### Data for processing
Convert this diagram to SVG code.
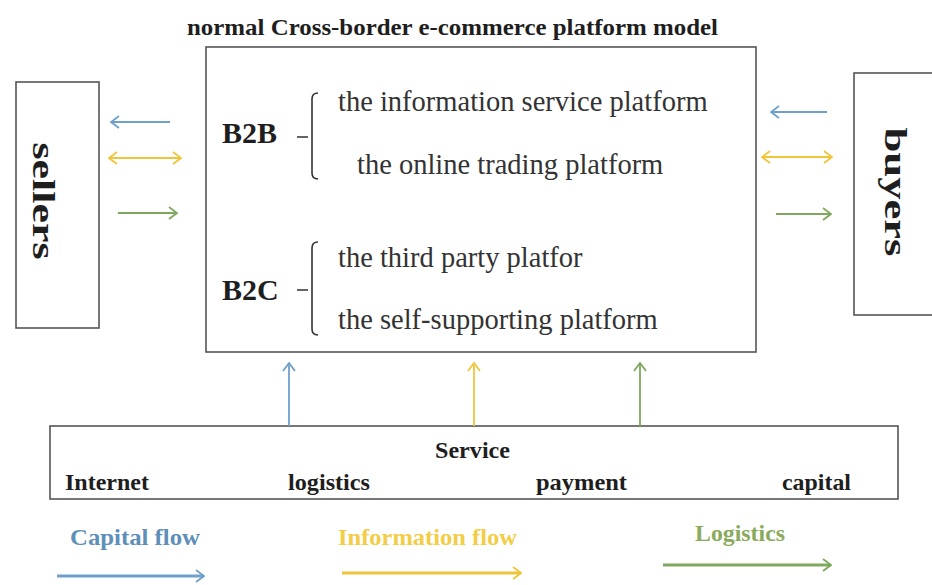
* * *
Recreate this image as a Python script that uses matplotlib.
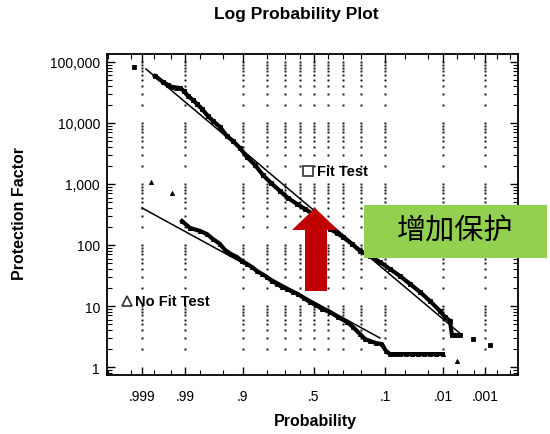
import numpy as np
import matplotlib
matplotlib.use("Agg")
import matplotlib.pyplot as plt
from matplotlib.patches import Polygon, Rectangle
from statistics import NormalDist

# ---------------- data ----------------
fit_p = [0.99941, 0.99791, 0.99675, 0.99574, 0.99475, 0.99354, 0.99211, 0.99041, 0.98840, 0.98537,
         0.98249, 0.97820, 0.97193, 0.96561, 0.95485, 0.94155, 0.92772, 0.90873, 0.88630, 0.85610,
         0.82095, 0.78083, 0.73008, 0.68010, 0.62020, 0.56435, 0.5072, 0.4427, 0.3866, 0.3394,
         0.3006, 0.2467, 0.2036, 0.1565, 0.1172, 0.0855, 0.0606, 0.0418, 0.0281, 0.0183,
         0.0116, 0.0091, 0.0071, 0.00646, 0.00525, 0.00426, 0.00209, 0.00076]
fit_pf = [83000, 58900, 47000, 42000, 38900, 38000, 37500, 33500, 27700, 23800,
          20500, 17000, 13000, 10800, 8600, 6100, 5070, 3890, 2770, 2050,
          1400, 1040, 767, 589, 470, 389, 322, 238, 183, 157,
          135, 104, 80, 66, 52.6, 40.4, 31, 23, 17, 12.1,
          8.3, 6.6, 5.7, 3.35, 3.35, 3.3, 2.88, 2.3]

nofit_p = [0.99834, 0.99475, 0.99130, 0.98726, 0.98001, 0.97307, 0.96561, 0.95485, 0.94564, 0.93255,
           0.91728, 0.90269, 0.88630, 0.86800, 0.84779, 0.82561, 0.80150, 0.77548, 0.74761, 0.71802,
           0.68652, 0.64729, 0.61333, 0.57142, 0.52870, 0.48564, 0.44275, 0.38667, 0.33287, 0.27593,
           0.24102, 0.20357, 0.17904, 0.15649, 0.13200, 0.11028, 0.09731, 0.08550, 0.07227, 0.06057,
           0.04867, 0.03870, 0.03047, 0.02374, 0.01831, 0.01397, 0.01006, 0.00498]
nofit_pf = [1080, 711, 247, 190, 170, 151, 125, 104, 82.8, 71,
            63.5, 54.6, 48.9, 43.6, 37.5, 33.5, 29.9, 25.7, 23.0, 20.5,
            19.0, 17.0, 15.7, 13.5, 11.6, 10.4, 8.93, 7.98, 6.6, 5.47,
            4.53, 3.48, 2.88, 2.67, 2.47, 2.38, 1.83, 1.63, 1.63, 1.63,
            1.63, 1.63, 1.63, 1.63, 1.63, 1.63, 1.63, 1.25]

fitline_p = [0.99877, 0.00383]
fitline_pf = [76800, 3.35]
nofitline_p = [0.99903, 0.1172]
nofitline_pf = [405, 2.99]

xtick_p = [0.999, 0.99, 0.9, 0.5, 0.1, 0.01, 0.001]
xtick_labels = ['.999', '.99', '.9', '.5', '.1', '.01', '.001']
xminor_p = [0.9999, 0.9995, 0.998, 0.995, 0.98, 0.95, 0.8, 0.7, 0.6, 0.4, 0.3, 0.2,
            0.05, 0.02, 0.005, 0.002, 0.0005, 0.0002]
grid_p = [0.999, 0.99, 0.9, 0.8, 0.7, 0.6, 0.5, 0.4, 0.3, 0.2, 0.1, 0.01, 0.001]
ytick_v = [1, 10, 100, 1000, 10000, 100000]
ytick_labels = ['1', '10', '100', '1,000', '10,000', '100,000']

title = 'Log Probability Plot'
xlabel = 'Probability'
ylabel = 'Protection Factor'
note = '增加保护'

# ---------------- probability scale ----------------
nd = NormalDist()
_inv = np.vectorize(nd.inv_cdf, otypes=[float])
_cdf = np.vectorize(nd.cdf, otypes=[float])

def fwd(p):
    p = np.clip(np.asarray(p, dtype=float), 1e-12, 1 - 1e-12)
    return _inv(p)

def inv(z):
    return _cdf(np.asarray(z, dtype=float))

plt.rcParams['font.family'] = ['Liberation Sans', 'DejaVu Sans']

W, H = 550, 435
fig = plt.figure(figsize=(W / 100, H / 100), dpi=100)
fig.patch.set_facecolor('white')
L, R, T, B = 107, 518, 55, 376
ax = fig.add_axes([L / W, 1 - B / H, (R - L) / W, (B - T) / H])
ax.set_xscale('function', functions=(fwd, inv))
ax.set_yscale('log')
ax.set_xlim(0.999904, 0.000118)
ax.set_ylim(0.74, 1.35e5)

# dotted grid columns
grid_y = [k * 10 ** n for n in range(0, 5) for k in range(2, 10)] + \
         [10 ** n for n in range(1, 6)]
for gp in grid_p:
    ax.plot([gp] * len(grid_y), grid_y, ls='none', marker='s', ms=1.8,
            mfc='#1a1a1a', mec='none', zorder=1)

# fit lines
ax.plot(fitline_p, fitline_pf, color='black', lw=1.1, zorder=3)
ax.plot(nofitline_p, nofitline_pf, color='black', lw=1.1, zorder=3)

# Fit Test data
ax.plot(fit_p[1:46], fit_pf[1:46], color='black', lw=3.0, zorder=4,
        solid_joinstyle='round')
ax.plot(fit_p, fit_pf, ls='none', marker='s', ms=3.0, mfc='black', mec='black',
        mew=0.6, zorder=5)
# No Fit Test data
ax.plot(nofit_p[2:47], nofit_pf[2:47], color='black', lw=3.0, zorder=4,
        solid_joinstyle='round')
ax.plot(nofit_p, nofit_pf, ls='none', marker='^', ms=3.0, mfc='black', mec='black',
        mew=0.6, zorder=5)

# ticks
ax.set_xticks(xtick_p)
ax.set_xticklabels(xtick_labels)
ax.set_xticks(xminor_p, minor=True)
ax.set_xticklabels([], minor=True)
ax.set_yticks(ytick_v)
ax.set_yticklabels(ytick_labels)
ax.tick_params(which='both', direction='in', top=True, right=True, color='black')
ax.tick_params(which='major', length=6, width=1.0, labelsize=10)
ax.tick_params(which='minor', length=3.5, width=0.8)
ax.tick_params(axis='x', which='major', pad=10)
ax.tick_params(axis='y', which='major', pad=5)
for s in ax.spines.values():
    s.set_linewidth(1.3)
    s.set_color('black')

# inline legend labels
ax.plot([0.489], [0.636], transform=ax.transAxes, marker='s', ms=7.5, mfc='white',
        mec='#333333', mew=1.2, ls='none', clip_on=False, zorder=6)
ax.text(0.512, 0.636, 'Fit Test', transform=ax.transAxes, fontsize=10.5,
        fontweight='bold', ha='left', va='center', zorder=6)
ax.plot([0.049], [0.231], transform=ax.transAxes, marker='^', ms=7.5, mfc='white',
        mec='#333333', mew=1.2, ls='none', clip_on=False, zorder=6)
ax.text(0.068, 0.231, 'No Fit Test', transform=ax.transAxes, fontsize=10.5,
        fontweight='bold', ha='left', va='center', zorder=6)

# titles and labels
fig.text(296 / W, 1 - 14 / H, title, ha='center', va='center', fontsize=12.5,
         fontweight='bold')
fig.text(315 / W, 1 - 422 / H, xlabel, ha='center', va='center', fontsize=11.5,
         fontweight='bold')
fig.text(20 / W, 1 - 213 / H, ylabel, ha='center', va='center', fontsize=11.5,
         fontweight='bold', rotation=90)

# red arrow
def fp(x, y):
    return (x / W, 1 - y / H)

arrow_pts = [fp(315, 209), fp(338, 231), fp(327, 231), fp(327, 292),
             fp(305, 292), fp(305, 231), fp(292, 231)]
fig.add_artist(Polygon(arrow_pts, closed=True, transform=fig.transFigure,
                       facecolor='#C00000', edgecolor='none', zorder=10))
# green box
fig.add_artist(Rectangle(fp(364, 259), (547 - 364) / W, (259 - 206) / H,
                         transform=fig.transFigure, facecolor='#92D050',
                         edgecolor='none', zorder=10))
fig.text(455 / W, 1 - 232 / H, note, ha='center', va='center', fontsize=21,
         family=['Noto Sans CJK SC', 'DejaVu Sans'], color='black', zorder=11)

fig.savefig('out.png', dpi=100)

### Task brief
Lines holding the word "matplotlib" in the entries above are the ones to pull out. Copy them all.

### Final result
Recreate this image as a Python script that uses matplotlib.
import matplotlib
matplotlib.use("Agg")
import matplotlib.pyplot as plt
from matplotlib.patches import Polygon, Rectangle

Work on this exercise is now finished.